- _Task brief_
Please return nothing but the lines between the line holding "Rebuild this chart" and the line holding "plt.rcParams['axes.unicode_minus'] = False", both ends included, without the pictures.

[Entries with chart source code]

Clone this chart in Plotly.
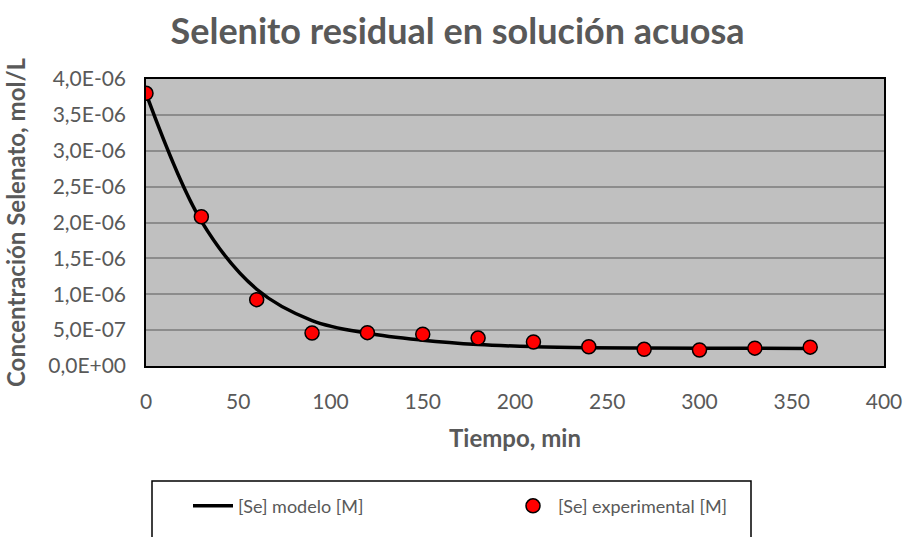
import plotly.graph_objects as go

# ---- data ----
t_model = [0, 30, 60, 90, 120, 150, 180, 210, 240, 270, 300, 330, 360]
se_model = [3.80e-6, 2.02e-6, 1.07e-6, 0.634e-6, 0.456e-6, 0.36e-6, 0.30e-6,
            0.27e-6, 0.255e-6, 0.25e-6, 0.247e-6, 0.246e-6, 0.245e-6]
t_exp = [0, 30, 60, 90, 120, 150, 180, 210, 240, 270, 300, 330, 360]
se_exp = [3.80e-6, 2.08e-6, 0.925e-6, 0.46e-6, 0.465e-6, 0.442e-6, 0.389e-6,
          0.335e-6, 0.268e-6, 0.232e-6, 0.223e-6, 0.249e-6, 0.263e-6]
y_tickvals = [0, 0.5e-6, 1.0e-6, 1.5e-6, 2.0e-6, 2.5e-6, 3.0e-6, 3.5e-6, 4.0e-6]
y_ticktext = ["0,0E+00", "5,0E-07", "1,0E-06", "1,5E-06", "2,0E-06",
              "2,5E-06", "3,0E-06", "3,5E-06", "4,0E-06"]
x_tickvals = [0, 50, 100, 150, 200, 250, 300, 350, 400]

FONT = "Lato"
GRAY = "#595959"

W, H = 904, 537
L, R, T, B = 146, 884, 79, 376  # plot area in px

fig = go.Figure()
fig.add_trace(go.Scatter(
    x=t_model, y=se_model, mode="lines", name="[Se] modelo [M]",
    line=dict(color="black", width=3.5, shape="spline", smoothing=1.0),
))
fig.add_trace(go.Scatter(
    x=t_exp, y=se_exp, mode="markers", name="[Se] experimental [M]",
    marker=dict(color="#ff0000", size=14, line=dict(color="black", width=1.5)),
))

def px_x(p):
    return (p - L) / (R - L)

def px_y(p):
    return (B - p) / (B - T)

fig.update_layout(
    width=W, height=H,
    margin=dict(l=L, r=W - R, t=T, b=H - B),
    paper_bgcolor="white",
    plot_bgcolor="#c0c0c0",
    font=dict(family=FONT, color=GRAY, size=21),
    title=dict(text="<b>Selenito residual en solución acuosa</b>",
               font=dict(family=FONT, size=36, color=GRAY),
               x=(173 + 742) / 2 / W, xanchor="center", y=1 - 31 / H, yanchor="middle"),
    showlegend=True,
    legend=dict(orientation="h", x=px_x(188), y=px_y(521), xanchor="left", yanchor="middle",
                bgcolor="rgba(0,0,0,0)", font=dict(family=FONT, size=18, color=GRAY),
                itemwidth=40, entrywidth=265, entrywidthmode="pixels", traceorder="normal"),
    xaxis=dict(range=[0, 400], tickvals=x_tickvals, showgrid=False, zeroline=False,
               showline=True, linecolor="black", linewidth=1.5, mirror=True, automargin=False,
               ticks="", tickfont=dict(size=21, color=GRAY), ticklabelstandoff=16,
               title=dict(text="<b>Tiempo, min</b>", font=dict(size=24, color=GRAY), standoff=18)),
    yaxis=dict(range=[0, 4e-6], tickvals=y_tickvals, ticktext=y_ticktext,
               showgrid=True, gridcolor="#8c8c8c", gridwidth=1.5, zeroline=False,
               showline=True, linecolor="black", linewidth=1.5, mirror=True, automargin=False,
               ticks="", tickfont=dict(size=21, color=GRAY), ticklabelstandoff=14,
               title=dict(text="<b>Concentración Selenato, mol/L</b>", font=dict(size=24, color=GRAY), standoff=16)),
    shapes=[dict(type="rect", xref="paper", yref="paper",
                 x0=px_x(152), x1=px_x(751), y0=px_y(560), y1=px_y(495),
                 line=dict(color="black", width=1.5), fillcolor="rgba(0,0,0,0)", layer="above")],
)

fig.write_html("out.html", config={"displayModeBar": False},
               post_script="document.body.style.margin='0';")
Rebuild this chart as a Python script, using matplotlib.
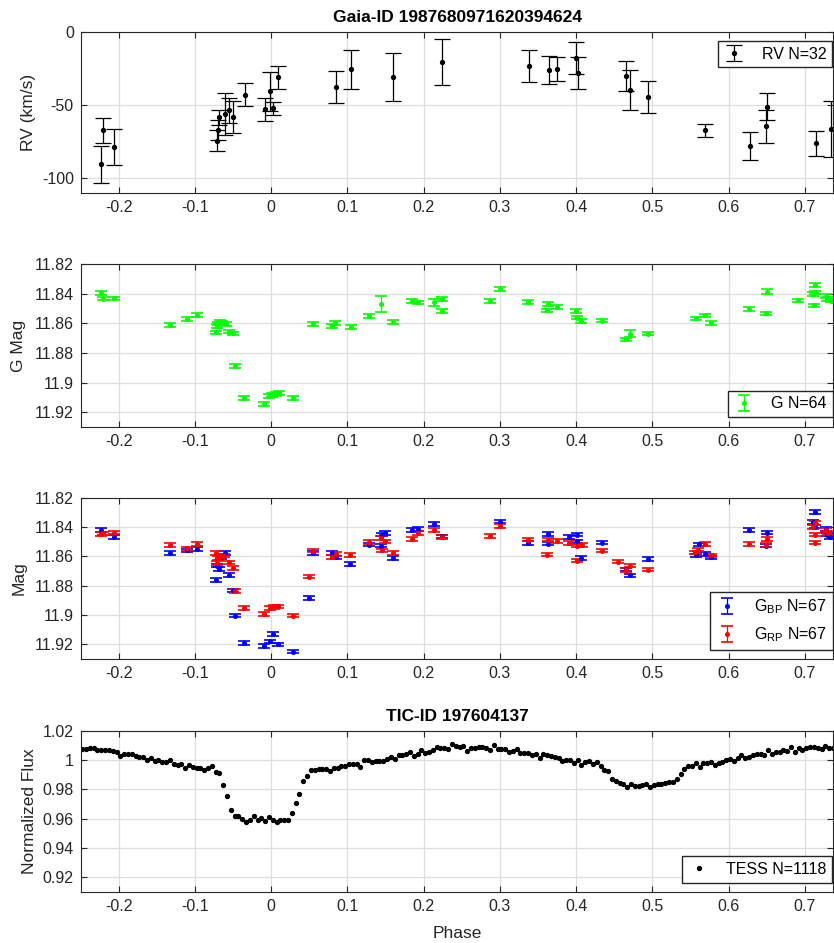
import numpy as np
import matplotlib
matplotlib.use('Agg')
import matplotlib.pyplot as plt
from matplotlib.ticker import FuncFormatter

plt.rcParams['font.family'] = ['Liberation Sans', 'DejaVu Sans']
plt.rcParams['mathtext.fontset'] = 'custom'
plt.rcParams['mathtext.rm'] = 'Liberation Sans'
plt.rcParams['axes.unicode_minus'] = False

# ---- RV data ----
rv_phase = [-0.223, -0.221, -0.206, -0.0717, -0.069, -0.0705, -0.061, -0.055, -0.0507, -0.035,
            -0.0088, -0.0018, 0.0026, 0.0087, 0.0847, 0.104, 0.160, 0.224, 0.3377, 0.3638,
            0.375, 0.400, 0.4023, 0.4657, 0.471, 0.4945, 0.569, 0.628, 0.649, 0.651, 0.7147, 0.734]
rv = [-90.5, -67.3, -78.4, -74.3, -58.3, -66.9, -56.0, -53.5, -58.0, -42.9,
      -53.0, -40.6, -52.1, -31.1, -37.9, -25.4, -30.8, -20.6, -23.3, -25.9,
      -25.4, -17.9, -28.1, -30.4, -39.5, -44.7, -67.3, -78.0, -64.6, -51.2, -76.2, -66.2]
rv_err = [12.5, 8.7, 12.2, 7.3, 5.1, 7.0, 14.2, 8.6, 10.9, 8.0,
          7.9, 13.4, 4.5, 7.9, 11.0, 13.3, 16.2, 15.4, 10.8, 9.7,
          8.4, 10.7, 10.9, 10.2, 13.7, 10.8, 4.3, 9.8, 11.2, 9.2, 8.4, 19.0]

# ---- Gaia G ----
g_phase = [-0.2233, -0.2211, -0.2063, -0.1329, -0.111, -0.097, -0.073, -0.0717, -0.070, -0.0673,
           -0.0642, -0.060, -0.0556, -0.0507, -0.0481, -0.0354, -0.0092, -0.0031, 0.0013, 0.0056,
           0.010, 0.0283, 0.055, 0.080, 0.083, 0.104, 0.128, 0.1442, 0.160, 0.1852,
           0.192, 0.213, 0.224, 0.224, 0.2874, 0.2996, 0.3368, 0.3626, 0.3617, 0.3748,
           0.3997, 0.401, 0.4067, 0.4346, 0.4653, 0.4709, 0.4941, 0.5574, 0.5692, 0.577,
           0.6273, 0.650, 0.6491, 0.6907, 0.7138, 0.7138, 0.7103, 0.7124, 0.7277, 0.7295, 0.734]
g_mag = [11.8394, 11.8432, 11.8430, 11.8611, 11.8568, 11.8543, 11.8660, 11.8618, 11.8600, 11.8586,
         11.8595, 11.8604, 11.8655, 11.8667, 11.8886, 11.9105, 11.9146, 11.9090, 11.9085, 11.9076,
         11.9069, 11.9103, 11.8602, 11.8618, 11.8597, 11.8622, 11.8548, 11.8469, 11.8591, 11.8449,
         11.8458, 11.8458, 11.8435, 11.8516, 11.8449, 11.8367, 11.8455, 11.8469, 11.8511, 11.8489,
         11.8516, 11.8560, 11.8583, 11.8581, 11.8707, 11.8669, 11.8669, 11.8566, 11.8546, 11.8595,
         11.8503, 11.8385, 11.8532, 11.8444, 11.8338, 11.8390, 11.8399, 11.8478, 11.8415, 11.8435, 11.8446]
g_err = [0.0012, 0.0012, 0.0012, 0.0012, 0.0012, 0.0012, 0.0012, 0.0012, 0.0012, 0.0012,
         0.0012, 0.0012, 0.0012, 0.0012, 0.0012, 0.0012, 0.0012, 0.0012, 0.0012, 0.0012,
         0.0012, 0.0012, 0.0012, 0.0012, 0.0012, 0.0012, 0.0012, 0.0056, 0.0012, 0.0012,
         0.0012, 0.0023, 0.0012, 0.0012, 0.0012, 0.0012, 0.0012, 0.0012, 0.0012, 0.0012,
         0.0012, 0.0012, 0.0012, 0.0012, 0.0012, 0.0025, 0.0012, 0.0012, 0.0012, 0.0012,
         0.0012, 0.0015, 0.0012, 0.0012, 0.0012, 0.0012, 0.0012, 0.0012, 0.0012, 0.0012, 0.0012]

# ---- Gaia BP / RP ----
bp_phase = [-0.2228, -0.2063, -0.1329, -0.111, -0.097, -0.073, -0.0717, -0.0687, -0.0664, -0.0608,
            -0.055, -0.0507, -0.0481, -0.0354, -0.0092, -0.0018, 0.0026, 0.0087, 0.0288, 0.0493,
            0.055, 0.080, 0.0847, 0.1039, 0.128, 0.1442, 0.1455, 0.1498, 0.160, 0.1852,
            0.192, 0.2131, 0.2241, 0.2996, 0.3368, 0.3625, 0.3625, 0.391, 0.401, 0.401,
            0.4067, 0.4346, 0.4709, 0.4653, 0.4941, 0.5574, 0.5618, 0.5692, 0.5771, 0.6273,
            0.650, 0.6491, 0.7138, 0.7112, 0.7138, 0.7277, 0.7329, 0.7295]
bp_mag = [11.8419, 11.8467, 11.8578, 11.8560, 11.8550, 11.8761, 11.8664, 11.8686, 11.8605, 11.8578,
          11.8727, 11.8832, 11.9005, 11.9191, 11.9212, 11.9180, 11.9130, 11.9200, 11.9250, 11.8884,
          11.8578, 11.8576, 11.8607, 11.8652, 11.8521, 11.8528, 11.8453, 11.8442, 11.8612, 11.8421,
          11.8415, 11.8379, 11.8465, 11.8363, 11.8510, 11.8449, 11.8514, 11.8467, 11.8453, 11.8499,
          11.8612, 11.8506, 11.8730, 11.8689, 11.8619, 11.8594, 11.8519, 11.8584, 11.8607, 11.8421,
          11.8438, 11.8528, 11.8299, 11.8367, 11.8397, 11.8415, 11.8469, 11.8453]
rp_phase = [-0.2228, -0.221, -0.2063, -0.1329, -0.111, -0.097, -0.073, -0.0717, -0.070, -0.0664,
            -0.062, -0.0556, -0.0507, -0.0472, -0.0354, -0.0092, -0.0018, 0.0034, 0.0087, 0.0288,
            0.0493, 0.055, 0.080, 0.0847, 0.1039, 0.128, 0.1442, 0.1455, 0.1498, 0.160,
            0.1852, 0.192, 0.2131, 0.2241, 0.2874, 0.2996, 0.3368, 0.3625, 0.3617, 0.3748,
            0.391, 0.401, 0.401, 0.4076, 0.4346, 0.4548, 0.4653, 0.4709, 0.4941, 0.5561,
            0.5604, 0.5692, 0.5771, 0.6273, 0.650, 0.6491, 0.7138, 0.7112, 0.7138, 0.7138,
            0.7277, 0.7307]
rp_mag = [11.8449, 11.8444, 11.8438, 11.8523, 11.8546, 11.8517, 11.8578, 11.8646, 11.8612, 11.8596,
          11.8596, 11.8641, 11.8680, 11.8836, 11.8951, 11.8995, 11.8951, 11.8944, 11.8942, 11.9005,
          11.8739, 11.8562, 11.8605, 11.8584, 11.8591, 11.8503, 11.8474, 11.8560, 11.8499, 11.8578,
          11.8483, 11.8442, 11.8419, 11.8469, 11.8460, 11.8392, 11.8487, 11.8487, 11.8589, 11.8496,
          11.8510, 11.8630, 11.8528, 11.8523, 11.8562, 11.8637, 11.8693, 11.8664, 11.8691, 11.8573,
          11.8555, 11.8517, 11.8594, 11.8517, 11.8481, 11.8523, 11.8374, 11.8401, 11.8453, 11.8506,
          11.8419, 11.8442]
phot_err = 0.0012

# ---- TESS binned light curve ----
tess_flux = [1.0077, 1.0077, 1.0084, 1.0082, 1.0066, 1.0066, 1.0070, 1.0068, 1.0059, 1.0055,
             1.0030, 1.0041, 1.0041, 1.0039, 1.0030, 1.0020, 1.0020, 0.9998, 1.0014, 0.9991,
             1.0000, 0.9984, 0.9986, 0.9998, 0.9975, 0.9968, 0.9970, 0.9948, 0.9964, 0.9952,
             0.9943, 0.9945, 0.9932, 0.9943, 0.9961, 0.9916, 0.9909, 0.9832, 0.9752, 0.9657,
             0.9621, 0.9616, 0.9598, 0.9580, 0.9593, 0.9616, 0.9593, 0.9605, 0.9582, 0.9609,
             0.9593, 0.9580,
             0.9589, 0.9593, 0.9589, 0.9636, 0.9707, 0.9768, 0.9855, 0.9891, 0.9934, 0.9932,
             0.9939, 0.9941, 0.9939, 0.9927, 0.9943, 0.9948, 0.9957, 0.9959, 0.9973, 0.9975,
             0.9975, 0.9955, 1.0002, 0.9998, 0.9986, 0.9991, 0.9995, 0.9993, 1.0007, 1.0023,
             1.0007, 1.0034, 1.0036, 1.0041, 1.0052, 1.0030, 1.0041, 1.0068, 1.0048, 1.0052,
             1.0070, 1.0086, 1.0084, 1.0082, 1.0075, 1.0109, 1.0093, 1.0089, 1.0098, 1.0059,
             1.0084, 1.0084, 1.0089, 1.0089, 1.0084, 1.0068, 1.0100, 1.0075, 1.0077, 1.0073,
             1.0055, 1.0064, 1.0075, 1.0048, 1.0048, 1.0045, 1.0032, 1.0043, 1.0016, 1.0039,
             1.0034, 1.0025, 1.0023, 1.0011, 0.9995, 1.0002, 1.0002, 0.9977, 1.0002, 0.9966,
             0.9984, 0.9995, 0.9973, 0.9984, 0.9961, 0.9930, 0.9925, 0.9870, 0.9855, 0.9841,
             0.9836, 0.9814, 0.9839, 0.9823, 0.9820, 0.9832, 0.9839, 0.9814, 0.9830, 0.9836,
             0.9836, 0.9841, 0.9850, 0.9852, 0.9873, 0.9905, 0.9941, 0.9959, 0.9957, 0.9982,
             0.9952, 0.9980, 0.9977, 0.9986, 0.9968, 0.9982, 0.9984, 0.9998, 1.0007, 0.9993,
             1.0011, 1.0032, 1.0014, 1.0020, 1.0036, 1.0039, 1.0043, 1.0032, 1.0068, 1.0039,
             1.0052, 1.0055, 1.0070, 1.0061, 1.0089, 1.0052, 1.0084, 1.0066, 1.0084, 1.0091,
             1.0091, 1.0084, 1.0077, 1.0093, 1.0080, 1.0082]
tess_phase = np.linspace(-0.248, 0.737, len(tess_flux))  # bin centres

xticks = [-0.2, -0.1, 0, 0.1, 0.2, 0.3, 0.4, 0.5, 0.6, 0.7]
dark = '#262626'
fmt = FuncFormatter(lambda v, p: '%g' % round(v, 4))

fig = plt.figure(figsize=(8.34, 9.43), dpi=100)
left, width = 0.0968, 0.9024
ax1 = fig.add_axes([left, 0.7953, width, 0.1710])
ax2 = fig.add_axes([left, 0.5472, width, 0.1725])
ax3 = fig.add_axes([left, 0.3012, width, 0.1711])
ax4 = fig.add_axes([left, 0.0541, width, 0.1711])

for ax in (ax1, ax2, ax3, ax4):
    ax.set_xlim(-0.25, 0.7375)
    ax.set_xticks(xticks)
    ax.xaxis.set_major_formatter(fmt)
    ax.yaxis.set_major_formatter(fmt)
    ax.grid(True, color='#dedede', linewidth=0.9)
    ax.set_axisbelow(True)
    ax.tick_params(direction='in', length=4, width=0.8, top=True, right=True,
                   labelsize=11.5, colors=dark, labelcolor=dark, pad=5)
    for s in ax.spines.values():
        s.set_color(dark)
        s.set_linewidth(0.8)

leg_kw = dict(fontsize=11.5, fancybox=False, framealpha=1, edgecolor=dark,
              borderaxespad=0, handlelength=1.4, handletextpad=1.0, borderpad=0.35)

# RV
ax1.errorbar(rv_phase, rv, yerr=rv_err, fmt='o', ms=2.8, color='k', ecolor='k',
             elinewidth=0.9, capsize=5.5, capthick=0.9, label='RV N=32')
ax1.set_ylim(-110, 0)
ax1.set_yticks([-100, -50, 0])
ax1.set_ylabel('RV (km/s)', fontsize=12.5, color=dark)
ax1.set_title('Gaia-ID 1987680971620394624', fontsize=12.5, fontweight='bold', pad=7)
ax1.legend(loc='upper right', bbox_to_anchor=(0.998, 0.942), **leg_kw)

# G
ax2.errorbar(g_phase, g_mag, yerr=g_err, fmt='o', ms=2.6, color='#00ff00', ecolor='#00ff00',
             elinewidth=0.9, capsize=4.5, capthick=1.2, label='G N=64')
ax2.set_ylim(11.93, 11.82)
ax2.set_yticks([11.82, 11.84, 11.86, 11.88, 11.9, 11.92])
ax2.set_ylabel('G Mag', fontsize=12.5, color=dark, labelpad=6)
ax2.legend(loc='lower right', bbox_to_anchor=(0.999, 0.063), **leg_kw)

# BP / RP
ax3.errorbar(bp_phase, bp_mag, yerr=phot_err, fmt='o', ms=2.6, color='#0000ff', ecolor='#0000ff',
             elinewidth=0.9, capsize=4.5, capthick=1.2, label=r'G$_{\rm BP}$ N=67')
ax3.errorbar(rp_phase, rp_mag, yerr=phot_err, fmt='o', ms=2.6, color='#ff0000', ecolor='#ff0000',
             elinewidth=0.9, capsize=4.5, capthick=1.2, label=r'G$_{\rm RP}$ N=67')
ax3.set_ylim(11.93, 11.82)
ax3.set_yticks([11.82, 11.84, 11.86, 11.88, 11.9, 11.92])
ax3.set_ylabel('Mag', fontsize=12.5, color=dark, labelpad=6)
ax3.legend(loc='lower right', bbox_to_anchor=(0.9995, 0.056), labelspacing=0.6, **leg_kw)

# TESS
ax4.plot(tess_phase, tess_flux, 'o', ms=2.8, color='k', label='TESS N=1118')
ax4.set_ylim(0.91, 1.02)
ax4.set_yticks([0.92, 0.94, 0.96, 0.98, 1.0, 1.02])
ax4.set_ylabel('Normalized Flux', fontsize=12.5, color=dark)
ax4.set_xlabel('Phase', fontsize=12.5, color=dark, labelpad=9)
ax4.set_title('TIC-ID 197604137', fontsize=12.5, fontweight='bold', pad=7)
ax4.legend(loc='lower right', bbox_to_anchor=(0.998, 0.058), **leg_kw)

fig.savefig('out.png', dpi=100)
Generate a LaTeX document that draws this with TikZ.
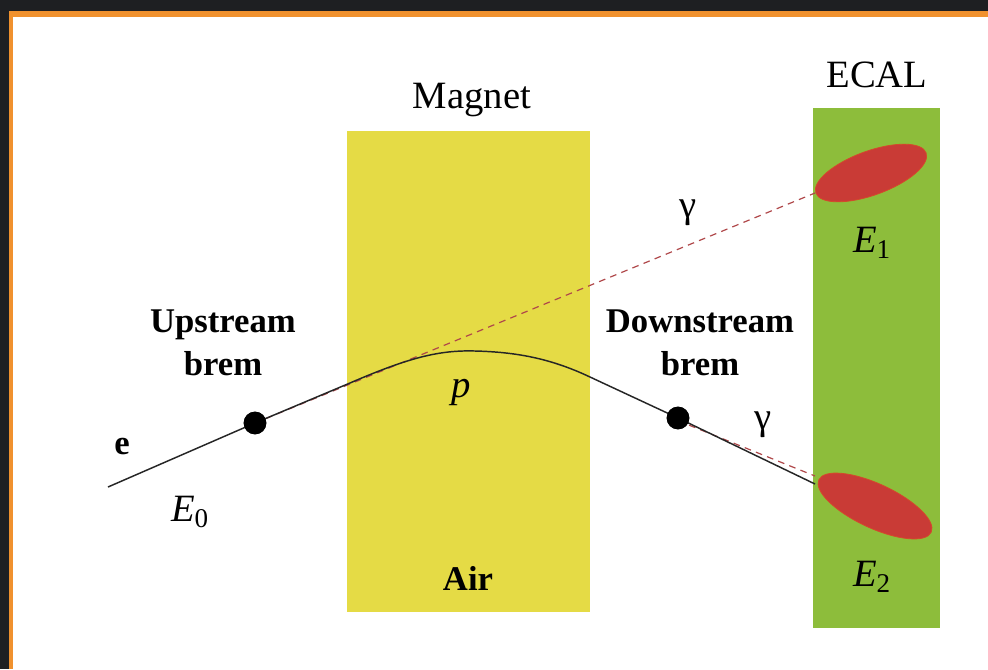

- _Result of the task_
Rebuild this chart as a Python script, using matplotlib.
import numpy as np
import matplotlib
matplotlib.use('Agg')
import matplotlib.pyplot as plt
from matplotlib.ticker import FuncFormatter

plt.rcParams['font.family'] = ['Liberation Sans', 'DejaVu Sans']
plt.rcParams['mathtext.fontset'] = 'custom'
plt.rcParams['mathtext.rm'] = 'Liberation Sans'
plt.rcParams['axes.unicode_minus'] = False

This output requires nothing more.